One small uncertainty
When generating the wdqs-internal cert I used the following for alt_names (note that alt_names becomes the SAM):

alt_names: ["wdqs-internal.discovery.wmnet","wdqs-internal.svc.eqiad.wmnet","wdqs-internal.svc.codfw.wmnet"]

compare to the config for wdqs (the public cluster);
alt_names: ["wdqs.discovery.wmnet","wdqs.svc.eqiad.wmnet","wdqs.svc.codfw.wmnet","wdqs.wikimedia.org","wdqs1005.eqiad.wmnet","query.wikidata.org"]

The proposed alt_names should be good.
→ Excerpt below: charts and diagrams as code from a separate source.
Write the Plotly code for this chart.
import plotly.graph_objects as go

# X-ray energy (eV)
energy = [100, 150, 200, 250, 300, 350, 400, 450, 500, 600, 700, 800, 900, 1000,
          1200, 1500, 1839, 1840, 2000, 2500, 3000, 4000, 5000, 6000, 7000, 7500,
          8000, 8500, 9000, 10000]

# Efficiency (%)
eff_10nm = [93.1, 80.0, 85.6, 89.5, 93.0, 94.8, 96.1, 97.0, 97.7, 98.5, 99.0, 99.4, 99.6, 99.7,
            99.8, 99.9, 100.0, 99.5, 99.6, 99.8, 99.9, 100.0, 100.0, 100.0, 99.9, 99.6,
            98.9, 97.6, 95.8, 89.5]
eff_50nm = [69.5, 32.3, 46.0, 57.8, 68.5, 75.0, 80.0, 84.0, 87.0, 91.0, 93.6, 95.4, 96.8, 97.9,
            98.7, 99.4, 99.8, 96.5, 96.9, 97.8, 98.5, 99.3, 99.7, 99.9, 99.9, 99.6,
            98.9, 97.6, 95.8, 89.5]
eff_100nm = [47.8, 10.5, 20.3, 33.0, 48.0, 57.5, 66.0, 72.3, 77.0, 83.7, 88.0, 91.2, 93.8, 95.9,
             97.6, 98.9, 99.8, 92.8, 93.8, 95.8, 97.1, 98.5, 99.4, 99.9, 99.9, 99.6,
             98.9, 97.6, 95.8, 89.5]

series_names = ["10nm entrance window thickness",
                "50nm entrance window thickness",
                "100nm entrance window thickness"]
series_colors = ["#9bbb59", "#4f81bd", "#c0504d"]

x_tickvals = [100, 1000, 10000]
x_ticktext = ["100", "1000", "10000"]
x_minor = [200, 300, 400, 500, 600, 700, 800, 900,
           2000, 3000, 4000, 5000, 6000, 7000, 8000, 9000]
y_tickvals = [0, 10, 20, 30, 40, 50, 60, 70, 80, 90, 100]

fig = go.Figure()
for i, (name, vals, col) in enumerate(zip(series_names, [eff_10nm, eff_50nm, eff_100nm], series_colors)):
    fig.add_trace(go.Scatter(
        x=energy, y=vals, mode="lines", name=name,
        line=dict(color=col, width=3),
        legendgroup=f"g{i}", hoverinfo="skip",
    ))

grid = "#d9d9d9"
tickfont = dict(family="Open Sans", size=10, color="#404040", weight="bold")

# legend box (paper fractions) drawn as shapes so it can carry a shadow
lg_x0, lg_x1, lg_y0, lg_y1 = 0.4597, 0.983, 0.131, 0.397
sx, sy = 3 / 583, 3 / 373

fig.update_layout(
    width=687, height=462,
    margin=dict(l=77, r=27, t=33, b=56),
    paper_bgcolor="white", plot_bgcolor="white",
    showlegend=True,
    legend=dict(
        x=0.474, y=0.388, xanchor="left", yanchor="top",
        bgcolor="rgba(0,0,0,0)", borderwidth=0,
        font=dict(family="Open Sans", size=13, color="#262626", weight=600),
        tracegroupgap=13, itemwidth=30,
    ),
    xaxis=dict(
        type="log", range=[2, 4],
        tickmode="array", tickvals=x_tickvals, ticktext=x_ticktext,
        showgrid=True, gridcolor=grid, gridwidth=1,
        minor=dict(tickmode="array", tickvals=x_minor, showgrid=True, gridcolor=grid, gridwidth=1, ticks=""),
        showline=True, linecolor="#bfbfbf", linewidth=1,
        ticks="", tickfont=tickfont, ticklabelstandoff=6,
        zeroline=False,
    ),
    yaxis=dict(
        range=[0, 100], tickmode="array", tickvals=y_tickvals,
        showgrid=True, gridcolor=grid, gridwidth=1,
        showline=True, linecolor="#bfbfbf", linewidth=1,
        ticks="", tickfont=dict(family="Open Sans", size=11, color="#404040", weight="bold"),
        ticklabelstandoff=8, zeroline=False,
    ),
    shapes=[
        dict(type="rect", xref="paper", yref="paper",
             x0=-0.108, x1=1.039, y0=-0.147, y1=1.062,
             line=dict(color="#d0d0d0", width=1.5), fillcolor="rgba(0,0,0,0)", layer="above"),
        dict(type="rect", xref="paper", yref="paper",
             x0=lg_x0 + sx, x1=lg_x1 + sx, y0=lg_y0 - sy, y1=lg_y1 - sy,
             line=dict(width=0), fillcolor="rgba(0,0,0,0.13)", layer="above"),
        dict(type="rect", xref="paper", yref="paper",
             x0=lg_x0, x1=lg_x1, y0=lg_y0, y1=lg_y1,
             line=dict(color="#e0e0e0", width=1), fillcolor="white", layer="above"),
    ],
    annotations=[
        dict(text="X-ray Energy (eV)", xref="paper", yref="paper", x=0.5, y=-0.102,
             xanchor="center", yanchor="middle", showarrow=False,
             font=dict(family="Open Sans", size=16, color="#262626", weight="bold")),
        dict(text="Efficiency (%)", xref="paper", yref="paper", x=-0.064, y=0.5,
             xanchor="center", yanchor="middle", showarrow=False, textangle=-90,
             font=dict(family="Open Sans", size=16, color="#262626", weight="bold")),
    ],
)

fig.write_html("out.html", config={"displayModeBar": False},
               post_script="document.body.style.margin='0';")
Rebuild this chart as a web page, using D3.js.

The public cluster is slightly more complex as it is exposed publicly (query.wikidata.org) and wdqs1005 is used directly as the LDF endpoint (without going through service discovery / LVS).

Change 658548 merged by Dzahn:
[operations/puppet@production] wdqs: add cert for wdqs-internal

https://gerrit.wikimedia.org/r/658548

Change 658550 merged by Dzahn:
[labs/private@master] wdqs: add dummy key for new wdqs-internal cert

https://gerrit.wikimedia.org/r/658550

Change 657913 had a related patch set uploaded (by Ryan Kemper; owner: Ryan Kemper):
[operations/puppet@production] wdqs: use envoy for wdqs-internal

https://gerrit.wikimedia.org/r/657913

Icinga downtime set by ryankemper@cumin1001 for 2:00:00 1 host(s) and their services with reason: Enabling envoy for wdqs-internal

wdqs1003.eqiad.wmnet

Icinga downtime set by ryankemper@cumin1001 for 2:00:00 1 host(s) and their services with reason: Enabling envoy for wdqs-internal

wdqs1008.eqiad.wmnet

Icinga downtime set by ryankemper@cumin1001 for 2:00:00 1 host(s) and their services with reason: Enabling envoy for wdqs-internal

wdqs1011.eqiad.wmnet

Icinga downtime set by ryankemper@cumin1001 for 2:00:00 1 host(s) and their services with reason: Enabling envoy for wdqs-internal

wdqs2004.codfw.wmnet

Icinga downtime set by ryankemper@cumin1001 for 2:00:00 1 host(s) and their services with reason: Enabling envoy for wdqs-internal

wdqs2005.codfw.wmnet

Icinga downtime set by ryankemper@cumin1001 for 2:00:00 1 host(s) and their services with reason: Enabling envoy for wdqs-internal

wdqs2006.codfw.wmnet

Mentioned in SAL (#wikimedia-operations) [2021-01-27T00:15:26Z] <ryankemper> T272713 [Deploy envoy for wdqs-internal] Downtimed all wdqs-internal hosts on icinga

Change 657913 merged by Ryan Kemper:
[operations/puppet@production] wdqs: use envoy for wdqs-internal

https://gerrit.wikimedia.org/r/657913

Icinga downtime set by ryankemper@cumin1001 for 2:00:00 1 host(s) and their services with reason: Enabling envoy for wdqs-internal

wdqs2008.codfw.wmnet

Mentioned in SAL (#wikimedia-operations) [2021-01-27T00:20:00Z] <ryankemper> T272713 [Deploy envoy for wdqs-internal] Disabled puppet on all wdqs-internal hosts; merged https://gerrit.wikimedia.org/r/c/operations/puppet/+/657913

Mentioned in SAL (#wikimedia-operations) [2021-01-27T00:44:57Z] <ryankemper> T272713 [Deploy envoy for wdqs-internal] ...Error while evaluating a Function Call, secret(): invalid secret ssl/wdqs-internal.discovery.wmnet.key (file: /etc/puppet/modules/sslcert/manifests/certificate.pp, line: 91, column: 26) (file: /etc/puppet/modules/profile/manifests/tlsproxy/envoy.pp, line: 129) on node wdqs1003.eqiad.wmnet

Mentioned in SAL (#wikimedia-operations) [2021-01-27T00:45:30Z] <ryankemper> T272713 [Deploy envoy for wdqs-internal] Discovered source of the above failure; the secret key in the puppetmaster /srv/private repo has a typo in its name (my error): it had wqds instead of wdqs. Opening up a patch now

Mentioned in SAL (#wikimedia-operations) [2021-01-27T00:51:39Z] <ryankemper> T272713 [Deploy envoy for wdqs-internal] Fixed typo in private key in commit ea152df802b55e939d34494a4965ed83a80a24f2. Puppet run on wdqs1003 was successful as a result. Monitoring...

Mentioned in SAL (#wikimedia-operations) [2021-01-27T01:21:23Z] <ryankemper> T272713 [Deploy envoy for wdqs-internal] Test queries to wdqs1003.eqiad.wmnet passed, and metrics in Grafana (https://grafana.wikimedia.org/d/000000489/wikidata-query-service?orgId=1&var-cluster_name=wdqs-internal&from=1611706751381&to=1611710190405) look good. Rolling out to rest of fleet

Mentioned in SAL (#wikimedia-operations) [2021-01-27T01:23:59Z] <ryankemper> T272713 [Deploy envoy for wdqs-internal] Roll-out complete. Will monitor wdqs-internal for any issues. All the remaining WDQS SPARQL alerts should clear shortly

Barring any further issues cropping up, this is done.